Reproduce the listing below exactly, minus its pictures.
════
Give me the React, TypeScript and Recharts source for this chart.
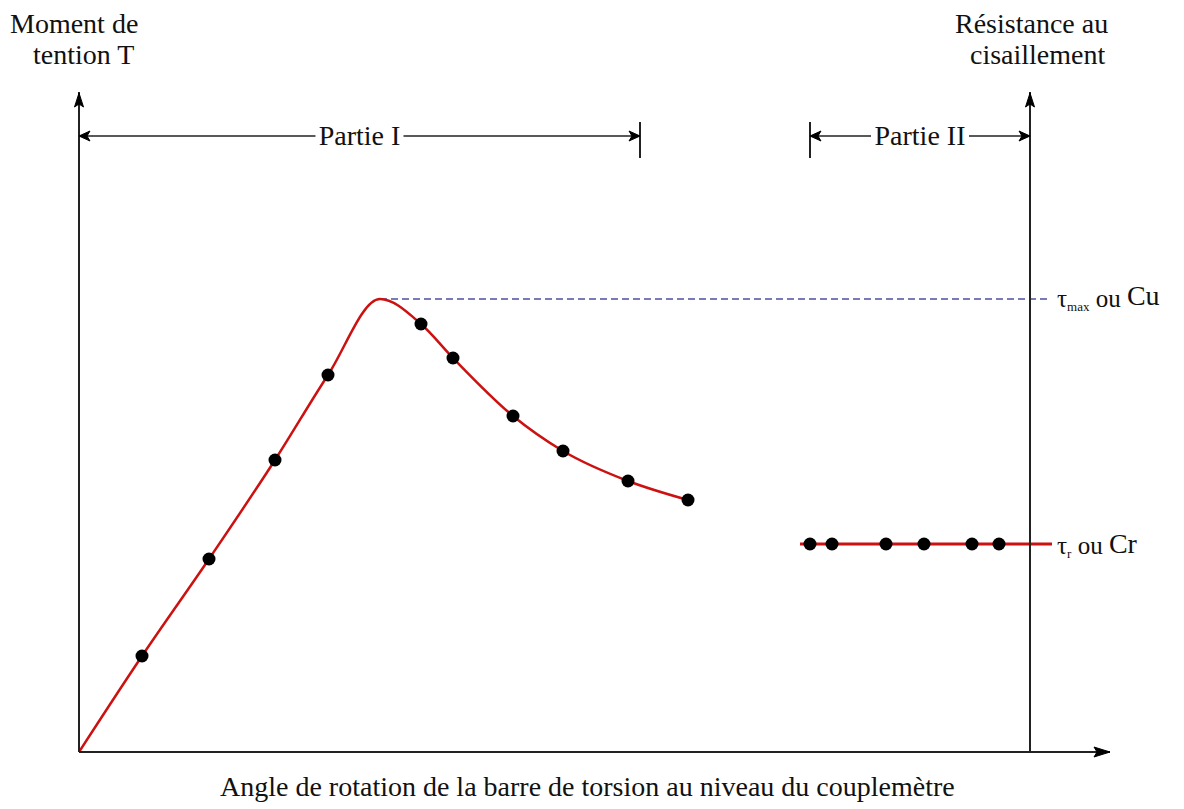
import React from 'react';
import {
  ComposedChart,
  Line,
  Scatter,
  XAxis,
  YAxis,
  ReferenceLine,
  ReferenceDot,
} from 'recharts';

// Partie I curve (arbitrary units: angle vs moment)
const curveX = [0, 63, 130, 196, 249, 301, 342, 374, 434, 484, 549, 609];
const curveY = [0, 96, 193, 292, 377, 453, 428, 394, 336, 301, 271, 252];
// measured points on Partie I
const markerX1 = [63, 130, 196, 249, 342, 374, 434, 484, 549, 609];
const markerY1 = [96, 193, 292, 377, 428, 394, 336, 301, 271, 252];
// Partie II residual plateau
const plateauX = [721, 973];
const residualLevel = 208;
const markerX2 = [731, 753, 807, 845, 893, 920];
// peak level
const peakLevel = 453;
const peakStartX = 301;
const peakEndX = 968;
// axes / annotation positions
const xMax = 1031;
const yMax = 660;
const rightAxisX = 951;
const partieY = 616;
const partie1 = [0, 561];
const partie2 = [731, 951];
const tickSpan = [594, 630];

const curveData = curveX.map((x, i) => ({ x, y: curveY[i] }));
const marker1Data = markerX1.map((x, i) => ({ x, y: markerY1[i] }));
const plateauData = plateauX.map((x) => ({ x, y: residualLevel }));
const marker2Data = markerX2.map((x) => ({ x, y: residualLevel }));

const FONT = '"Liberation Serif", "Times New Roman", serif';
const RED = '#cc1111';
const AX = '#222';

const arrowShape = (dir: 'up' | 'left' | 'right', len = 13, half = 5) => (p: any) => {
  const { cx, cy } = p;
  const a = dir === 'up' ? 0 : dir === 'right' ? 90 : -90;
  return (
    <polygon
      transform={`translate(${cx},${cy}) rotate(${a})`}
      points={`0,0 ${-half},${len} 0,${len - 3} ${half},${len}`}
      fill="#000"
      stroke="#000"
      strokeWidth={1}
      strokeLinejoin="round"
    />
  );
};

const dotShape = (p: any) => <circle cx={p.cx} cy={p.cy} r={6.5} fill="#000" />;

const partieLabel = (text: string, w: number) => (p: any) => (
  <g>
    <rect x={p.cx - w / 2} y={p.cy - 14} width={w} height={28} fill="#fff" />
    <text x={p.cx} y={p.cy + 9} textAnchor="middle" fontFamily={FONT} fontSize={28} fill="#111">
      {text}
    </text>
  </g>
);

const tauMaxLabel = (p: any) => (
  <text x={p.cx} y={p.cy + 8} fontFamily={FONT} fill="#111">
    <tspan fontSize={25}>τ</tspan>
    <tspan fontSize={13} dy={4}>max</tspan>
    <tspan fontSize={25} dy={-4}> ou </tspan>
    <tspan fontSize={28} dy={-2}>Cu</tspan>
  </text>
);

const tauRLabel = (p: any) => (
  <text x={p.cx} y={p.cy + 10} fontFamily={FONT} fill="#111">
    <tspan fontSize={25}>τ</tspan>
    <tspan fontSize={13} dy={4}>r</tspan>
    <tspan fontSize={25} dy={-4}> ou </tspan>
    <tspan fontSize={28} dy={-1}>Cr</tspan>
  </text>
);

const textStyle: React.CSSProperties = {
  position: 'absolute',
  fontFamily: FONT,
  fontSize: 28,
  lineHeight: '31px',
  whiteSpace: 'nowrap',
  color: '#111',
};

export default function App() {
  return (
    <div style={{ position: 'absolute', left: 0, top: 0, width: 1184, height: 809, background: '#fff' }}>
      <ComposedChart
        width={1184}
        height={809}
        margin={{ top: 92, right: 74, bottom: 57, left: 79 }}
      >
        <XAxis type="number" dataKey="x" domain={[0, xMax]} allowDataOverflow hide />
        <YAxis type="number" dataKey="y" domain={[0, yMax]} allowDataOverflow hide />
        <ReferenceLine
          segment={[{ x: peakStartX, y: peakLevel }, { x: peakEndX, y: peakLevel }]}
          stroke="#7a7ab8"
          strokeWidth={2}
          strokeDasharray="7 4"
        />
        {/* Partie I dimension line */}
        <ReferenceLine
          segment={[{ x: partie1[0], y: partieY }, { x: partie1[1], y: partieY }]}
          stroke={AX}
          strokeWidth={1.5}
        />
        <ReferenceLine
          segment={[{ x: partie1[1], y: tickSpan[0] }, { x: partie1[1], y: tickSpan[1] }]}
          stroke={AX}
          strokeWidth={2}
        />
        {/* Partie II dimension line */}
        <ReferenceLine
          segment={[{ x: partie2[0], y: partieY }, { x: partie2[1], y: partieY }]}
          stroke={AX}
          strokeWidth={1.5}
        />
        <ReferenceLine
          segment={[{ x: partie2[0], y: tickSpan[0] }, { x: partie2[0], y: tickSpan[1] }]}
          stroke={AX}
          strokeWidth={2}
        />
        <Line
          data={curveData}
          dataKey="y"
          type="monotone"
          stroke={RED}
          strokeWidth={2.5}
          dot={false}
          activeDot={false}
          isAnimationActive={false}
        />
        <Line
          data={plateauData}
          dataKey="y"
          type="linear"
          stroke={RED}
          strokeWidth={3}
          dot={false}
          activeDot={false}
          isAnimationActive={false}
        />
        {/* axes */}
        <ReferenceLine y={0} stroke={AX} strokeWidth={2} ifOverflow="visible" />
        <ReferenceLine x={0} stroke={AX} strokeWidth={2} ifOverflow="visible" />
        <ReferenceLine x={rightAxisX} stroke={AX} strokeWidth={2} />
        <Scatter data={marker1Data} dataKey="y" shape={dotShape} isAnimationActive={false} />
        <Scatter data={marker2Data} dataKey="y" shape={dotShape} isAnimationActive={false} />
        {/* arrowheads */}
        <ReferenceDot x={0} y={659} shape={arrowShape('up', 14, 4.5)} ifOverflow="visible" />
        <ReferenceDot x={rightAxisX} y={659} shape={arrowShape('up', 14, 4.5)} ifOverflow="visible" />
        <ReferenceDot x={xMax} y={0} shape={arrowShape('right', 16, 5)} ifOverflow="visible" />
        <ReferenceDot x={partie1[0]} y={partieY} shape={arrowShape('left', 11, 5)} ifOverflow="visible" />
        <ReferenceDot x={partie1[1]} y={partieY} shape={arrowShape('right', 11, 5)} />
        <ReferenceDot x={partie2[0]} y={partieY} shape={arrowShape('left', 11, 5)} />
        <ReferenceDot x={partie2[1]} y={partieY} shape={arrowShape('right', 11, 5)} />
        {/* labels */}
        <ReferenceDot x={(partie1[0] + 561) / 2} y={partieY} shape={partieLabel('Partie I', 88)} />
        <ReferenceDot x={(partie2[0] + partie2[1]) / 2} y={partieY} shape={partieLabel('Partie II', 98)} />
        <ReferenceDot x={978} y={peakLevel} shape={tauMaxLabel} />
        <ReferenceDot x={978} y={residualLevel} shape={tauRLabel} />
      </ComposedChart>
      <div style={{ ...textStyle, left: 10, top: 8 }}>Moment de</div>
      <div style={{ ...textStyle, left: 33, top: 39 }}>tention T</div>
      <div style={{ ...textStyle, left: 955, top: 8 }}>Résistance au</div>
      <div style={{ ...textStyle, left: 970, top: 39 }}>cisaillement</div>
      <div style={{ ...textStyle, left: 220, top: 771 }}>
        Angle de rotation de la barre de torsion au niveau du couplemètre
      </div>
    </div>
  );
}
════
• Worked answer:
Give me the React, TypeScript and Recharts source for this chart.
import React from 'react';
import {
  ComposedChart,
  Line,
  Scatter,
  XAxis,
  YAxis,
  ReferenceLine,
  ReferenceDot,
} from 'recharts';

// Partie I curve (arbitrary units: angle vs moment)
const curveX = [0, 63, 130, 196, 249, 301, 342, 374, 434, 484, 549, 609];
const curveY = [0, 96, 193, 292, 377, 453, 428, 394, 336, 301, 271, 252];
// measured points on Partie I
const markerX1 = [63, 130, 196, 249, 342, 374, 434, 484, 549, 609];
const markerY1 = [96, 193, 292, 377, 428, 394, 336, 301, 271, 252];
// Partie II residual plateau
const plateauX = [721, 973];
const residualLevel = 208;
const markerX2 = [731, 753, 807, 845, 893, 920];
// peak level
const peakLevel = 453;
const peakStartX = 301;
const peakEndX = 968;
// axes / annotation positions
const xMax = 1031;
const yMax = 660;
const rightAxisX = 951;
const partieY = 616;
const partie1 = [0, 561];
const partie2 = [731, 951];
const tickSpan = [594, 630];

const curveData = curveX.map((x, i) => ({ x, y: curveY[i] }));
const marker1Data = markerX1.map((x, i) => ({ x, y: markerY1[i] }));
const plateauData = plateauX.map((x) => ({ x, y: residualLevel }));
const marker2Data = markerX2.map((x) => ({ x, y: residualLevel }));

const FONT = '"Liberation Serif", "Times New Roman", serif';
const RED = '#cc1111';
const AX = '#222';

const arrowShape = (dir: 'up' | 'left' | 'right', len = 13, half = 5) => (p: any) => {
  const { cx, cy } = p;
  const a = dir === 'up' ? 0 : dir === 'right' ? 90 : -90;
  return (
    <polygon
      transform={`translate(${cx},${cy}) rotate(${a})`}
      points={`0,0 ${-half},${len} 0,${len - 3} ${half},${len}`}
      fill="#000"
      stroke="#000"
      strokeWidth={1}
      strokeLinejoin="round"
    />
  );
};

const dotShape = (p: any) => <circle cx={p.cx} cy={p.cy} r={6.5} fill="#000" />;

const partieLabel = (text: string, w: number) => (p: any) => (
  <g>
    <rect x={p.cx - w / 2} y={p.cy - 14} width={w} height={28} fill="#fff" />
    <text x={p.cx} y={p.cy + 9} textAnchor="middle" fontFamily={FONT} fontSize={28} fill="#111">
      {text}
    </text>
  </g>
);

const tauMaxLabel = (p: any) => (
  <text x={p.cx} y={p.cy + 8} fontFamily={FONT} fill="#111">
    <tspan fontSize={25}>τ</tspan>
    <tspan fontSize={13} dy={4}>max</tspan>
    <tspan fontSize={25} dy={-4}> ou </tspan>
    <tspan fontSize={28} dy={-2}>Cu</tspan>
  </text>
);

const tauRLabel = (p: any) => (
  <text x={p.cx} y={p.cy + 10} fontFamily={FONT} fill="#111">
    <tspan fontSize={25}>τ</tspan>
    <tspan fontSize={13} dy={4}>r</tspan>
    <tspan fontSize={25} dy={-4}> ou </tspan>
    <tspan fontSize={28} dy={-1}>Cr</tspan>
  </text>
);

const textStyle: React.CSSProperties = {
  position: 'absolute',
  fontFamily: FONT,
  fontSize: 28,
  lineHeight: '31px',
  whiteSpace: 'nowrap',
  color: '#111',
};

export default function App() {
  return (
    <div style={{ position: 'absolute', left: 0, top: 0, width: 1184, height: 809, background: '#fff' }}>
      <ComposedChart
        width={1184}
        height={809}
        margin={{ top: 92, right: 74, bottom: 57, left: 79 }}
      >
        <XAxis type="number" dataKey="x" domain={[0, xMax]} allowDataOverflow hide />
        <YAxis type="number" dataKey="y" domain={[0, yMax]} allowDataOverflow hide />
        <ReferenceLine
          segment={[{ x: peakStartX, y: peakLevel }, { x: peakEndX, y: peakLevel }]}
          stroke="#7a7ab8"
          strokeWidth={2}
          strokeDasharray="7 4"
        />
        {/* Partie I dimension line */}
        <ReferenceLine
          segment={[{ x: partie1[0], y: partieY }, { x: partie1[1], y: partieY }]}
          stroke={AX}
          strokeWidth={1.5}
        />
        <ReferenceLine
          segment={[{ x: partie1[1], y: tickSpan[0] }, { x: partie1[1], y: tickSpan[1] }]}
          stroke={AX}
          strokeWidth={2}
        />
        {/* Partie II dimension line */}
        <ReferenceLine
          segment={[{ x: partie2[0], y: partieY }, { x: partie2[1], y: partieY }]}
          stroke={AX}
          strokeWidth={1.5}
        />
        <ReferenceLine
          segment={[{ x: partie2[0], y: tickSpan[0] }, { x: partie2[0], y: tickSpan[1] }]}
          stroke={AX}
          strokeWidth={2}
        />
        <Line
          data={curveData}
          dataKey="y"
          type="monotone"
          stroke={RED}
          strokeWidth={2.5}
          dot={false}
          activeDot={false}
          isAnimationActive={false}
        />
        <Line
          data={plateauData}
          dataKey="y"
          type="linear"
          stroke={RED}
          strokeWidth={3}
          dot={false}
          activeDot={false}
          isAnimationActive={false}
        />
        {/* axes */}
        <ReferenceLine y={0} stroke={AX} strokeWidth={2} ifOverflow="visible" />
        <ReferenceLine x={0} stroke={AX} strokeWidth={2} ifOverflow="visible" />
        <ReferenceLine x={rightAxisX} stroke={AX} strokeWidth={2} />
        <Scatter data={marker1Data} dataKey="y" shape={dotShape} isAnimationActive={false} />
        <Scatter data={marker2Data} dataKey="y" shape={dotShape} isAnimationActive={false} />
        {/* arrowheads */}
        <ReferenceDot x={0} y={659} shape={arrowShape('up', 14, 4.5)} ifOverflow="visible" />
        <ReferenceDot x={rightAxisX} y={659} shape={arrowShape('up', 14, 4.5)} ifOverflow="visible" />
        <ReferenceDot x={xMax} y={0} shape={arrowShape('right', 16, 5)} ifOverflow="visible" />
        <ReferenceDot x={partie1[0]} y={partieY} shape={arrowShape('left', 11, 5)} ifOverflow="visible" />
        <ReferenceDot x={partie1[1]} y={partieY} shape={arrowShape('right', 11, 5)} />
        <ReferenceDot x={partie2[0]} y={partieY} shape={arrowShape('left', 11, 5)} />
        <ReferenceDot x={partie2[1]} y={partieY} shape={arrowShape('right', 11, 5)} />
        {/* labels */}
        <ReferenceDot x={(partie1[0] + 561) / 2} y={partieY} shape={partieLabel('Partie I', 88)} />
        <ReferenceDot x={(partie2[0] + partie2[1]) / 2} y={partieY} shape={partieLabel('Partie II', 98)} />
        <ReferenceDot x={978} y={peakLevel} shape={tauMaxLabel} />
        <ReferenceDot x={978} y={residualLevel} shape={tauRLabel} />
      </ComposedChart>
      <div style={{ ...textStyle, left: 10, top: 8 }}>Moment de</div>
      <div style={{ ...textStyle, left: 33, top: 39 }}>tention T</div>
      <div style={{ ...textStyle, left: 955, top: 8 }}>Résistance au</div>
      <div style={{ ...textStyle, left: 970, top: 39 }}>cisaillement</div>
      <div style={{ ...textStyle, left: 220, top: 771 }}>
        Angle de rotation de la barre de torsion au niveau du couplemètre
      </div>
    </div>
  );
}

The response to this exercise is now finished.